_What is needed_: Repeat the records below exactly, from the first line through the line containing "from matplotlib.patches import Rectangle", and leave out any pictures.

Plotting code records

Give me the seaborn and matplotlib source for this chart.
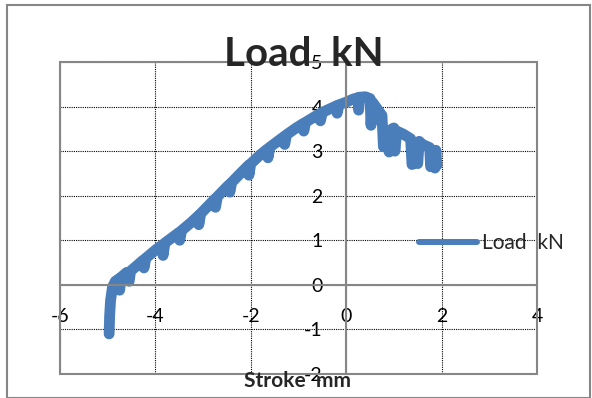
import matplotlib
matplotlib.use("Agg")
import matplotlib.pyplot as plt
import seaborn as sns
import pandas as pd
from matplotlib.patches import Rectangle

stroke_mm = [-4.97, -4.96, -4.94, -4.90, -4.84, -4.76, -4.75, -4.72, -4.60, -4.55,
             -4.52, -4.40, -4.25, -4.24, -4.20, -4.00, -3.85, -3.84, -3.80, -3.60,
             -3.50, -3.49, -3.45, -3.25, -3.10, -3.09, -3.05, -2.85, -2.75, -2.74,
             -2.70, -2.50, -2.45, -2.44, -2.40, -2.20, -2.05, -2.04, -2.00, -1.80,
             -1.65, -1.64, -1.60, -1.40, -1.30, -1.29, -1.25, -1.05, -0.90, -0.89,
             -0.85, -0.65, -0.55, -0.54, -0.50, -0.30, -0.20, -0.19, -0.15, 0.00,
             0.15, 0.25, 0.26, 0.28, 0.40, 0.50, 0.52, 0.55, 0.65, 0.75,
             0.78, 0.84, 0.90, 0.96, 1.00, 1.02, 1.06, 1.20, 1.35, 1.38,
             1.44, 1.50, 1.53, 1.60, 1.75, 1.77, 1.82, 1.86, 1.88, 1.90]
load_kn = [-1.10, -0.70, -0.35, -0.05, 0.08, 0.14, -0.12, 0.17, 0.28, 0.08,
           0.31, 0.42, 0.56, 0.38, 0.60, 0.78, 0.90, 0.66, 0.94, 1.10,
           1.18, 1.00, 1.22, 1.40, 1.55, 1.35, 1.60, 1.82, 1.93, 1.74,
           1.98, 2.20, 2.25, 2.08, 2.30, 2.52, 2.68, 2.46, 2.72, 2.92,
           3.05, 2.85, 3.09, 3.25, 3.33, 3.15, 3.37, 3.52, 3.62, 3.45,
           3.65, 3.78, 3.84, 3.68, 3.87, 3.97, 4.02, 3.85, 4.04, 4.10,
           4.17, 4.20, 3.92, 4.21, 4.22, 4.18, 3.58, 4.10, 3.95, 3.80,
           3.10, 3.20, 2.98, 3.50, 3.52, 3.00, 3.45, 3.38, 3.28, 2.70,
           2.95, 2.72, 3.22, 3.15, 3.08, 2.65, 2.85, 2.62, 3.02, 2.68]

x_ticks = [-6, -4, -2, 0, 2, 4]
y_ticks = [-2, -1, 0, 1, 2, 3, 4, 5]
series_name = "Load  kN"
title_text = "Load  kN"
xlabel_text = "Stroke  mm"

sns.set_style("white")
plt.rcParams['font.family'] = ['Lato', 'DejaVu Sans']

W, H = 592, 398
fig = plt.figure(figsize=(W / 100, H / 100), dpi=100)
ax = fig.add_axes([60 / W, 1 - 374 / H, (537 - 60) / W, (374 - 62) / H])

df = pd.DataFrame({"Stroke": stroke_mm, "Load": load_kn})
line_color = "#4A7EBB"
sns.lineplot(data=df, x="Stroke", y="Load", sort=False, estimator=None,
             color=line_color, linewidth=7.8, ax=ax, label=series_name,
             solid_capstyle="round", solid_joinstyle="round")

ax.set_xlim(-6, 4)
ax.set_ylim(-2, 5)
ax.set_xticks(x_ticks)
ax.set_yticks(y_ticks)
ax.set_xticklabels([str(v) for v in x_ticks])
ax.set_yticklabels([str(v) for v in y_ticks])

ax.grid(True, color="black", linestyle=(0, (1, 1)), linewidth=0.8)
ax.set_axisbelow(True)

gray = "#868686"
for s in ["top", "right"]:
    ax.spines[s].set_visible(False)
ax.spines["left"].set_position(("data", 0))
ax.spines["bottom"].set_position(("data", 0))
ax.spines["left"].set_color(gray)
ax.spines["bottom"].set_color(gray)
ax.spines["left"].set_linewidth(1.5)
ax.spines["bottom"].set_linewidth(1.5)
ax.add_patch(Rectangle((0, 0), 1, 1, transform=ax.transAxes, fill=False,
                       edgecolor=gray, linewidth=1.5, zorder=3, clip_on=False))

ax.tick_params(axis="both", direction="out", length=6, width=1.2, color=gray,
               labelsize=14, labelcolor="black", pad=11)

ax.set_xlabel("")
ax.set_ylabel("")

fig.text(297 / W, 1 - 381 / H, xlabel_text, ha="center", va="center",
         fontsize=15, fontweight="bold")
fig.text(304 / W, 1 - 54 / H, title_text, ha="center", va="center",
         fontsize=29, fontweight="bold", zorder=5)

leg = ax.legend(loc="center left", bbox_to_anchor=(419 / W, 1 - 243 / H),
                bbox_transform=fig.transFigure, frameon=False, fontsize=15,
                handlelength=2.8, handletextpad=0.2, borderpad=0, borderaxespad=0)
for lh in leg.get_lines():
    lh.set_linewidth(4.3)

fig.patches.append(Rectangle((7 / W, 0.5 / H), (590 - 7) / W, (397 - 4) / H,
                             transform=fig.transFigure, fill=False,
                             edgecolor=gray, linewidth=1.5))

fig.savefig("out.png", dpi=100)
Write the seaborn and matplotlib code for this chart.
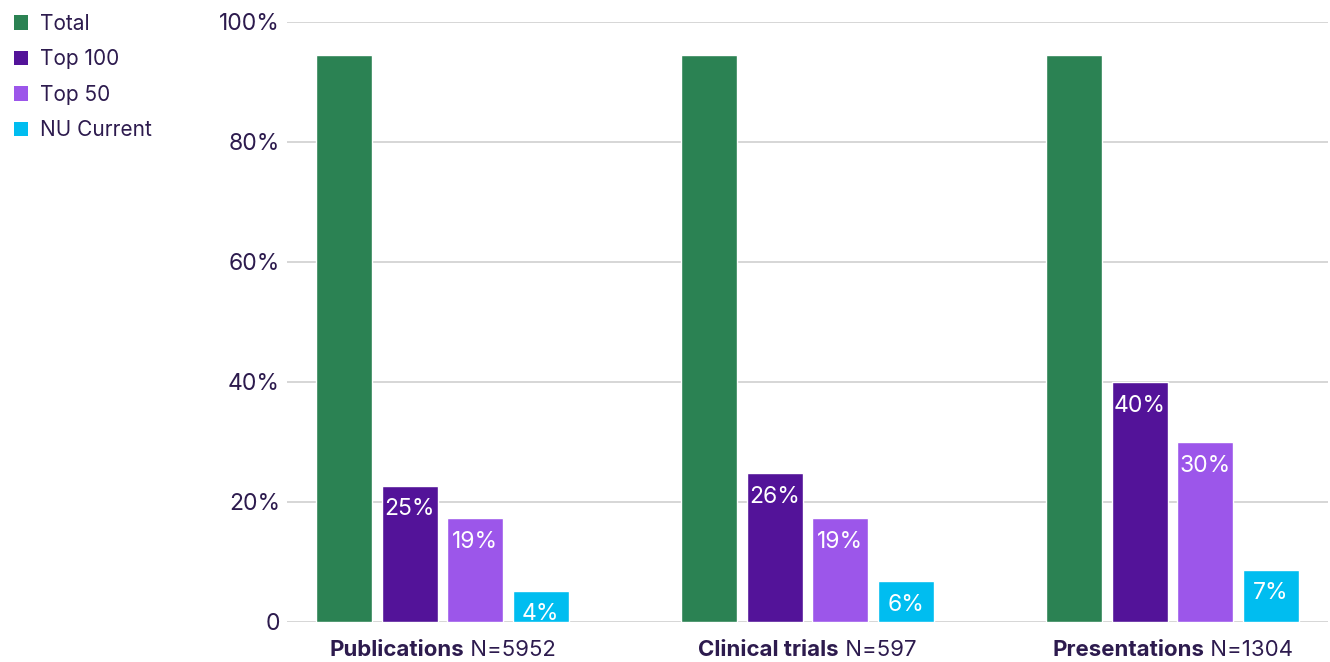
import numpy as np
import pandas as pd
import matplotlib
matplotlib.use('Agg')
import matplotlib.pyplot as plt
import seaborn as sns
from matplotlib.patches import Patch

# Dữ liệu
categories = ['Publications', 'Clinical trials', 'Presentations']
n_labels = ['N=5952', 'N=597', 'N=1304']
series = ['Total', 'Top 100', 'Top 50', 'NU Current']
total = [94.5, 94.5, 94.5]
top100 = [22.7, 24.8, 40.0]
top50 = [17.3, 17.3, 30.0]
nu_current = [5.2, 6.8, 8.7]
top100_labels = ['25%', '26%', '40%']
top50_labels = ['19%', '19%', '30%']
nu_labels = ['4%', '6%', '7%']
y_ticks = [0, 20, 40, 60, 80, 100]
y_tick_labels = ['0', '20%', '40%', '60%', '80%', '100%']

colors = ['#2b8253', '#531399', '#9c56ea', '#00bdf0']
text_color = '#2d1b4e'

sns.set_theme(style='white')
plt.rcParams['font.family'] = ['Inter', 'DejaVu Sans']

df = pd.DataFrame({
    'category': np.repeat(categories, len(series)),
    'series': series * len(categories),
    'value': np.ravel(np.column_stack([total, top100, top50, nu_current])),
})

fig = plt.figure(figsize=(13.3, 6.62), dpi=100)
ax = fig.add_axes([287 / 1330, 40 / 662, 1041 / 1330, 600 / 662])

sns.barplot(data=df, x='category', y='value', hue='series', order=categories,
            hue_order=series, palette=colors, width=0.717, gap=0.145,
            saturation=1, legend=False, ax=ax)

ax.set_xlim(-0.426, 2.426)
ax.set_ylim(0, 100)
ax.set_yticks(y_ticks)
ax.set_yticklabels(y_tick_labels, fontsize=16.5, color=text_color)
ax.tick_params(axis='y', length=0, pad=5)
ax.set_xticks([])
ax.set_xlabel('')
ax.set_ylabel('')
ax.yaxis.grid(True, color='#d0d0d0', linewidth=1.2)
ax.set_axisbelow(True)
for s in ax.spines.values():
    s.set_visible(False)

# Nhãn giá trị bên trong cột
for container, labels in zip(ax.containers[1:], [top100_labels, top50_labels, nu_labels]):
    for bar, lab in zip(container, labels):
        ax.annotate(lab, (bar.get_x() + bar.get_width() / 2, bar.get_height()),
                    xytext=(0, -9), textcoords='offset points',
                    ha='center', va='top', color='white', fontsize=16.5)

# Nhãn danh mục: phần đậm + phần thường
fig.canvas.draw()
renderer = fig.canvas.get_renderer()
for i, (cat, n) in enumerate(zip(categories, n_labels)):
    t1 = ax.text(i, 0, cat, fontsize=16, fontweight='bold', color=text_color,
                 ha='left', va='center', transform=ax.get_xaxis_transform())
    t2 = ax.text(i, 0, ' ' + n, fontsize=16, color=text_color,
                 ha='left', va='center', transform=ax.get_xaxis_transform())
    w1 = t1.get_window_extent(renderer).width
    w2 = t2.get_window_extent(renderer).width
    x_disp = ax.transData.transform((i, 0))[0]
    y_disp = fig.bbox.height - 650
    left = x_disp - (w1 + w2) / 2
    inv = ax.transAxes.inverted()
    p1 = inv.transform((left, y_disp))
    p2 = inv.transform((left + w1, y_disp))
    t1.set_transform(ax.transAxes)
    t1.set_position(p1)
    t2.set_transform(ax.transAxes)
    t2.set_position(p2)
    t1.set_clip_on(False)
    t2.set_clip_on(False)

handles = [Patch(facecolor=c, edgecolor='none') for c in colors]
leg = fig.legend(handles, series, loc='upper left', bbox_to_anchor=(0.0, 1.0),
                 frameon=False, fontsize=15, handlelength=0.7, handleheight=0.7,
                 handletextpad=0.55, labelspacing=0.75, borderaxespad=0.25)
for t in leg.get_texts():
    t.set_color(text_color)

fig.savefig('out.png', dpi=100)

_Correct response_:
Give me the seaborn and matplotlib source for this chart.
import matplotlib
matplotlib.use("Agg")
import matplotlib.pyplot as plt
import seaborn as sns
import pandas as pd
from matplotlib.patches import Rectangle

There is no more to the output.